**Goal of the exercise**. Filter this data down to the lines that hold "full", and copy them.

**** Data to use ****

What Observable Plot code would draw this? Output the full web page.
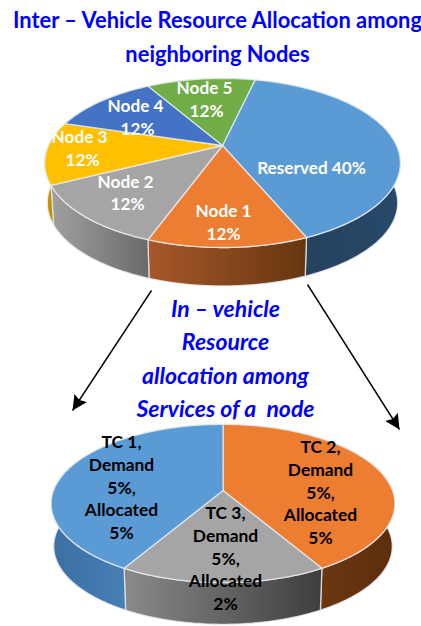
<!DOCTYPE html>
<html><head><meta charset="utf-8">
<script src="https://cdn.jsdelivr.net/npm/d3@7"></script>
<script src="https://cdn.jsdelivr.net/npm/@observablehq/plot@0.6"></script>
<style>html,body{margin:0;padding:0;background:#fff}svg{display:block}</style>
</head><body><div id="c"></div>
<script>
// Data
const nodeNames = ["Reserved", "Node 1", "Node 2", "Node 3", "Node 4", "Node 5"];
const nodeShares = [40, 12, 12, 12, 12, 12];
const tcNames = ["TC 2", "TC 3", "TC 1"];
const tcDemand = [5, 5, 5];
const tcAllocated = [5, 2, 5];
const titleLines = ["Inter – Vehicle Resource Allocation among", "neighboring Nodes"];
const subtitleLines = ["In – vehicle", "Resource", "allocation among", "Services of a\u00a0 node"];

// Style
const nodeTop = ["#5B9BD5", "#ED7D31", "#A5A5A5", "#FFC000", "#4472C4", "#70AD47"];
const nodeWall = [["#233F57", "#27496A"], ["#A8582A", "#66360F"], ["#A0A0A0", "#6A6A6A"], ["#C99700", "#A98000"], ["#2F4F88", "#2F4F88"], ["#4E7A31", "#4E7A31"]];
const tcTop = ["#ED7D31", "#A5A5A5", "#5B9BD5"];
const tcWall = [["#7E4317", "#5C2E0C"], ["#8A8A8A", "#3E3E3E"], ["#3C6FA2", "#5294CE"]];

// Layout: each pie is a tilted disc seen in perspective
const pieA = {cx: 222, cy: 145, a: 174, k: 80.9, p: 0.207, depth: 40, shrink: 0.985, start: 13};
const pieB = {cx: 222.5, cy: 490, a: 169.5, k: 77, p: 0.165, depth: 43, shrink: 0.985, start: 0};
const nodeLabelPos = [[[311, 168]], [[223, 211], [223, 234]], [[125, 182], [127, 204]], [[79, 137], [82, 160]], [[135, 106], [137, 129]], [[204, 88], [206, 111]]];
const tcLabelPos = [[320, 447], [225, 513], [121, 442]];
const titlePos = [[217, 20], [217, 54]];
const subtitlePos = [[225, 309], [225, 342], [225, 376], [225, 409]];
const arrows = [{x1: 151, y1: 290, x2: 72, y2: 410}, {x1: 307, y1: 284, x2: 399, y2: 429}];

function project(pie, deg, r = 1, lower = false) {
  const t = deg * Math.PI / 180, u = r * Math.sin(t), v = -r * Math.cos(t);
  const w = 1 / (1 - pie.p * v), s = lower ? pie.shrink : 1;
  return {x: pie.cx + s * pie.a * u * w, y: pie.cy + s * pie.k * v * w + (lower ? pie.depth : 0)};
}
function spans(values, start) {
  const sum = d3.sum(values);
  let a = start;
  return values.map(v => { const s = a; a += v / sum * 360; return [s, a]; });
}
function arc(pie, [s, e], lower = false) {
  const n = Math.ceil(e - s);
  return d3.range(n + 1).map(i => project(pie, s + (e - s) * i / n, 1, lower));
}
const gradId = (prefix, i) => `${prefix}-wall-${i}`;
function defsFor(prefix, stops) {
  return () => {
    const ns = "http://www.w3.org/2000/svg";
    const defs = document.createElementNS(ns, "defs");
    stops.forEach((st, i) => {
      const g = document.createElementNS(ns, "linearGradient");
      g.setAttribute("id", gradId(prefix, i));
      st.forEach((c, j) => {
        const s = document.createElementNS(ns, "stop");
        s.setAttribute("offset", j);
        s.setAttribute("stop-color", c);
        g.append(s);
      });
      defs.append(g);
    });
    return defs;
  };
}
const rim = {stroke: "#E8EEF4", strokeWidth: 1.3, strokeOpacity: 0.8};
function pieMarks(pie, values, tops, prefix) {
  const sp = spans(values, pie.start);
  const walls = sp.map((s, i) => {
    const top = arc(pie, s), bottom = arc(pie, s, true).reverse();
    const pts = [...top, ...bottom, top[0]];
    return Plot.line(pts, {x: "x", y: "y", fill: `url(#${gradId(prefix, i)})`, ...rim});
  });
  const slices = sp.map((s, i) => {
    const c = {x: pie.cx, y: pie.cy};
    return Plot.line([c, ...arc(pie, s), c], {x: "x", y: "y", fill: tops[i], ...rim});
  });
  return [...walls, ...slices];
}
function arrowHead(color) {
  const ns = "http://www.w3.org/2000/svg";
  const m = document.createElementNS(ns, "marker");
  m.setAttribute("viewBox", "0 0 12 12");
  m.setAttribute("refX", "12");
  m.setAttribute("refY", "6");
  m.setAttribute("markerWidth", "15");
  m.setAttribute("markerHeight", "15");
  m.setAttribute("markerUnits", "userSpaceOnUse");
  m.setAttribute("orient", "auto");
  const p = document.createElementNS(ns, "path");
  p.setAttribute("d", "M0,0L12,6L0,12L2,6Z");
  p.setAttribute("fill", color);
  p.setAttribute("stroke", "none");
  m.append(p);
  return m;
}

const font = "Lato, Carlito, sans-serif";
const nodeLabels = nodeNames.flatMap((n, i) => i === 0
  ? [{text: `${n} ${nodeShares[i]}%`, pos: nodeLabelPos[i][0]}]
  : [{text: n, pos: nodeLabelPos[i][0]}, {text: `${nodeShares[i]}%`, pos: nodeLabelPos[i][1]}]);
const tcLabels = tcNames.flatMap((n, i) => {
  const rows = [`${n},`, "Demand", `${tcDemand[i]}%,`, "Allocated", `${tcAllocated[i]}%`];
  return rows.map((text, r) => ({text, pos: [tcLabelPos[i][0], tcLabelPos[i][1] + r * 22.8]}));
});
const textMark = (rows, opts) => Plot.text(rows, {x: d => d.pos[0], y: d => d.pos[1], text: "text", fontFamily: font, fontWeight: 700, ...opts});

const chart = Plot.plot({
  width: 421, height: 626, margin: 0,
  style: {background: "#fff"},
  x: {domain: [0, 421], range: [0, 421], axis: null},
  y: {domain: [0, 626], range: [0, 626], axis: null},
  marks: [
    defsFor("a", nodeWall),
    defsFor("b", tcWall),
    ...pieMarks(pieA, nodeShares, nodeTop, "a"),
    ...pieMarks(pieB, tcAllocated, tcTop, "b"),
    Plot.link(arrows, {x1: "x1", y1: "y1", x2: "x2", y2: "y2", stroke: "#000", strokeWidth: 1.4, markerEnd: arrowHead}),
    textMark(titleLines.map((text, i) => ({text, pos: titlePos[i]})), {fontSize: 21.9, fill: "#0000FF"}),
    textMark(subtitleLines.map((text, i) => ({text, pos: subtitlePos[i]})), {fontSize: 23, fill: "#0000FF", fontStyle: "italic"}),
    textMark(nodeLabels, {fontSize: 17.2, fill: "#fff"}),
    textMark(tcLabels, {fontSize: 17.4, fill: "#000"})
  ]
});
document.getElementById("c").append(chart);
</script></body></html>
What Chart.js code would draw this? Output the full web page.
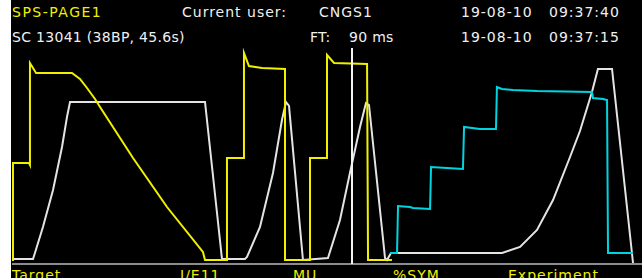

****
**** Data to use ****

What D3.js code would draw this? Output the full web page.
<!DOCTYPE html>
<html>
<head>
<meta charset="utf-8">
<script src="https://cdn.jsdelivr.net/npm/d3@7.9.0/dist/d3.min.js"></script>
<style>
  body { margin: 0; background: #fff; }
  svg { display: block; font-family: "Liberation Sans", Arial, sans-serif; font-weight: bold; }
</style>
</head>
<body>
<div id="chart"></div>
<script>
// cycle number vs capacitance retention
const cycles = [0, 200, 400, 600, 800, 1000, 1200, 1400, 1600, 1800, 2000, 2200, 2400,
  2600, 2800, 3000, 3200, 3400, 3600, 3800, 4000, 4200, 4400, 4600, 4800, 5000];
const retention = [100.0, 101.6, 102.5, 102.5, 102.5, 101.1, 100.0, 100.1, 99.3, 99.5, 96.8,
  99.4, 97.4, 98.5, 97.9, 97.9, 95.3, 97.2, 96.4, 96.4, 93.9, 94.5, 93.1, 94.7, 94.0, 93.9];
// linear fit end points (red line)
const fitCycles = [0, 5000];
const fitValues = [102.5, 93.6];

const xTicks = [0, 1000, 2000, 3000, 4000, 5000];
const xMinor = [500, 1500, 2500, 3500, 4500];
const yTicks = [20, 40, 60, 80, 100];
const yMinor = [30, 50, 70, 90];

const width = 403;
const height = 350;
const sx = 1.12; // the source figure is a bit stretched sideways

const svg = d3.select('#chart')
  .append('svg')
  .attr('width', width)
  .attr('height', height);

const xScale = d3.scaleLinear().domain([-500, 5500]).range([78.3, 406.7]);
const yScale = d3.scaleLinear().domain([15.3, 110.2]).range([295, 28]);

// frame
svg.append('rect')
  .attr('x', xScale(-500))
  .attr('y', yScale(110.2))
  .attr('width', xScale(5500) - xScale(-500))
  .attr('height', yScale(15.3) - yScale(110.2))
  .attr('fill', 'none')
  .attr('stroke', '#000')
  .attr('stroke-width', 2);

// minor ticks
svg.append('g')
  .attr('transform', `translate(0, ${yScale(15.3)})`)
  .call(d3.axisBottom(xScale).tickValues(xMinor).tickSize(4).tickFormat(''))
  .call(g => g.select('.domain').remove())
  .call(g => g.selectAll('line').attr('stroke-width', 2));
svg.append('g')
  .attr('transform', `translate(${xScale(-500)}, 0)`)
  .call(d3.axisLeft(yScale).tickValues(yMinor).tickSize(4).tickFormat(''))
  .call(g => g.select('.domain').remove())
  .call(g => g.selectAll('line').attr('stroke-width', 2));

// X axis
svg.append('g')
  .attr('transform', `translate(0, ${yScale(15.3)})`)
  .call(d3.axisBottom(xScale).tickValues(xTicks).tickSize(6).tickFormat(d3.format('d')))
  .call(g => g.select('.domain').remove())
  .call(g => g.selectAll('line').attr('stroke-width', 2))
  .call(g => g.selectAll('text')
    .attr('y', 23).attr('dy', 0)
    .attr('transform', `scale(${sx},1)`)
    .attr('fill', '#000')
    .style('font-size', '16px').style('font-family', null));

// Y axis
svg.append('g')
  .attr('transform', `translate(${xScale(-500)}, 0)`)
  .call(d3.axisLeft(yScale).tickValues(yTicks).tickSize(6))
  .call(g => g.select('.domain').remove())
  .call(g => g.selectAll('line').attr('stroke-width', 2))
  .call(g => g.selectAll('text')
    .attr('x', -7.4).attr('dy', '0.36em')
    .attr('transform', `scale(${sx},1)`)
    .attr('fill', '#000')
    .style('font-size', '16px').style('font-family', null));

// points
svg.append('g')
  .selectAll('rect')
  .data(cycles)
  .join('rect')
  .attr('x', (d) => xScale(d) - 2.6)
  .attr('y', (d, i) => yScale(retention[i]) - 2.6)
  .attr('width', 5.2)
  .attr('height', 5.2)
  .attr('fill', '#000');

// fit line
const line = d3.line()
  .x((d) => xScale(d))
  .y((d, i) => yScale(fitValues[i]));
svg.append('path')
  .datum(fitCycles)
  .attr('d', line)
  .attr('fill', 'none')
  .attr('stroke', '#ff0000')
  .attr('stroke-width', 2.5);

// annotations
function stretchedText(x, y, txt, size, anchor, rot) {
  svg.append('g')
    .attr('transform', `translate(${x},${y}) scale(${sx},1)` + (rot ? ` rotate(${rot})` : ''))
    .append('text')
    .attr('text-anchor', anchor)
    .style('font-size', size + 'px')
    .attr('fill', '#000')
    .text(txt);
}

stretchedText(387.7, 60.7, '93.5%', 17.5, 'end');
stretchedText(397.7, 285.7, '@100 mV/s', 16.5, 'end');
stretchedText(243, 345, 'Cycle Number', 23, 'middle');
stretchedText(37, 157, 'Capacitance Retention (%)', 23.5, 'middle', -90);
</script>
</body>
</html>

****
**** Data to use ****

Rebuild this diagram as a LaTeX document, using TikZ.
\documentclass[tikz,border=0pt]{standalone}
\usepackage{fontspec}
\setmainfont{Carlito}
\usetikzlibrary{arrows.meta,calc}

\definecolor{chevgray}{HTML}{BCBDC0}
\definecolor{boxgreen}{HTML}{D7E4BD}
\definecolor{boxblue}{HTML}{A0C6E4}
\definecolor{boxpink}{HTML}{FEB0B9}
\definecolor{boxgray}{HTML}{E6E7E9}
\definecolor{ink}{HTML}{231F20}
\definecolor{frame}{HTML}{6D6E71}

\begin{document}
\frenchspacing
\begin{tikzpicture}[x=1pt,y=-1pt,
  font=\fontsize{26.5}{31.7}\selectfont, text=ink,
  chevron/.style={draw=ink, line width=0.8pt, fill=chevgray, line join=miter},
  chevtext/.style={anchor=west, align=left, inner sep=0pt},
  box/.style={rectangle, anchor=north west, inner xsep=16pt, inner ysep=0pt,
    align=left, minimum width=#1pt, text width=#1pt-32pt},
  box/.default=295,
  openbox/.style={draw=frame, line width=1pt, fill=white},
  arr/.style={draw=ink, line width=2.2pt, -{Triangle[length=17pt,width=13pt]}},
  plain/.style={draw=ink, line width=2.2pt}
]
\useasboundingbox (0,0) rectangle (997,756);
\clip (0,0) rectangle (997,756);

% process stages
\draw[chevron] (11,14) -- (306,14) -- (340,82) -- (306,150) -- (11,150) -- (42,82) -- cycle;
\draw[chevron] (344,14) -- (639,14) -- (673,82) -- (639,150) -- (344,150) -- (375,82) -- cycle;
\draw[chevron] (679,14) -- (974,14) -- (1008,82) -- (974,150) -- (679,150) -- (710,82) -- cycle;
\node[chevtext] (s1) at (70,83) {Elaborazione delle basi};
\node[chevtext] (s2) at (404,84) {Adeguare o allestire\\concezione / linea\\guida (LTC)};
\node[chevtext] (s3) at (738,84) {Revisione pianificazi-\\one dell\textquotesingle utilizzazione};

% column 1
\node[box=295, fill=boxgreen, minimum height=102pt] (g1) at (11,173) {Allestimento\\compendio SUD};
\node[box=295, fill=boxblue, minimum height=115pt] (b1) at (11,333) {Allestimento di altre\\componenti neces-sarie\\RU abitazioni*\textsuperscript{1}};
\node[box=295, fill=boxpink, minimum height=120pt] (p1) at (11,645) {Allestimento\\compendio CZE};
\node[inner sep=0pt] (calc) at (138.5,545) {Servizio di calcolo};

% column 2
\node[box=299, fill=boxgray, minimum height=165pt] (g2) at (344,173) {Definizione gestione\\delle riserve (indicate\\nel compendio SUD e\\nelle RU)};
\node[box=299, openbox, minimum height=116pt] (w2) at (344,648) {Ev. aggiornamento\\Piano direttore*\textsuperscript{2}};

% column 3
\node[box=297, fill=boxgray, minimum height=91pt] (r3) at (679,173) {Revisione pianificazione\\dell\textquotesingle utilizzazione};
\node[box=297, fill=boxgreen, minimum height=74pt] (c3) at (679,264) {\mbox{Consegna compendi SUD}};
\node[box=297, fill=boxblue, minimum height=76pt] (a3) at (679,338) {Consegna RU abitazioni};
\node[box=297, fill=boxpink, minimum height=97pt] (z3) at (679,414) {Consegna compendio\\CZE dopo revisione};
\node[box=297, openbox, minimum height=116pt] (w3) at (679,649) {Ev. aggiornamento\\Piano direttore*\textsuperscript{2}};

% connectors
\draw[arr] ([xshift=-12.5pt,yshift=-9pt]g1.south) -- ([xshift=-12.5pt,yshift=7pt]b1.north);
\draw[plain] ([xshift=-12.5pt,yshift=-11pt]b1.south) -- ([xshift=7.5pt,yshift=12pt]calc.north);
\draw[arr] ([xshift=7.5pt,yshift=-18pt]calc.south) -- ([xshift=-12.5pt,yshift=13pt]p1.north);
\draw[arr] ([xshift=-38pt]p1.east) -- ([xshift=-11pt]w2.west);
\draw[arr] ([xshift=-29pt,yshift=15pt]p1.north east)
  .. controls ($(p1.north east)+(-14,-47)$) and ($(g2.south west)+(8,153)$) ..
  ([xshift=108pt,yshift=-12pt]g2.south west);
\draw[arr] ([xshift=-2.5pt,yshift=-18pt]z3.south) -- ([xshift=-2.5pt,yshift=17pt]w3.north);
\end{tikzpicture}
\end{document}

****

**Task response**.
What Observable Plot code would draw this? Output the full web page.
What Chart.js code would draw this? Output the full web page.
What D3.js code would draw this? Output the full web page.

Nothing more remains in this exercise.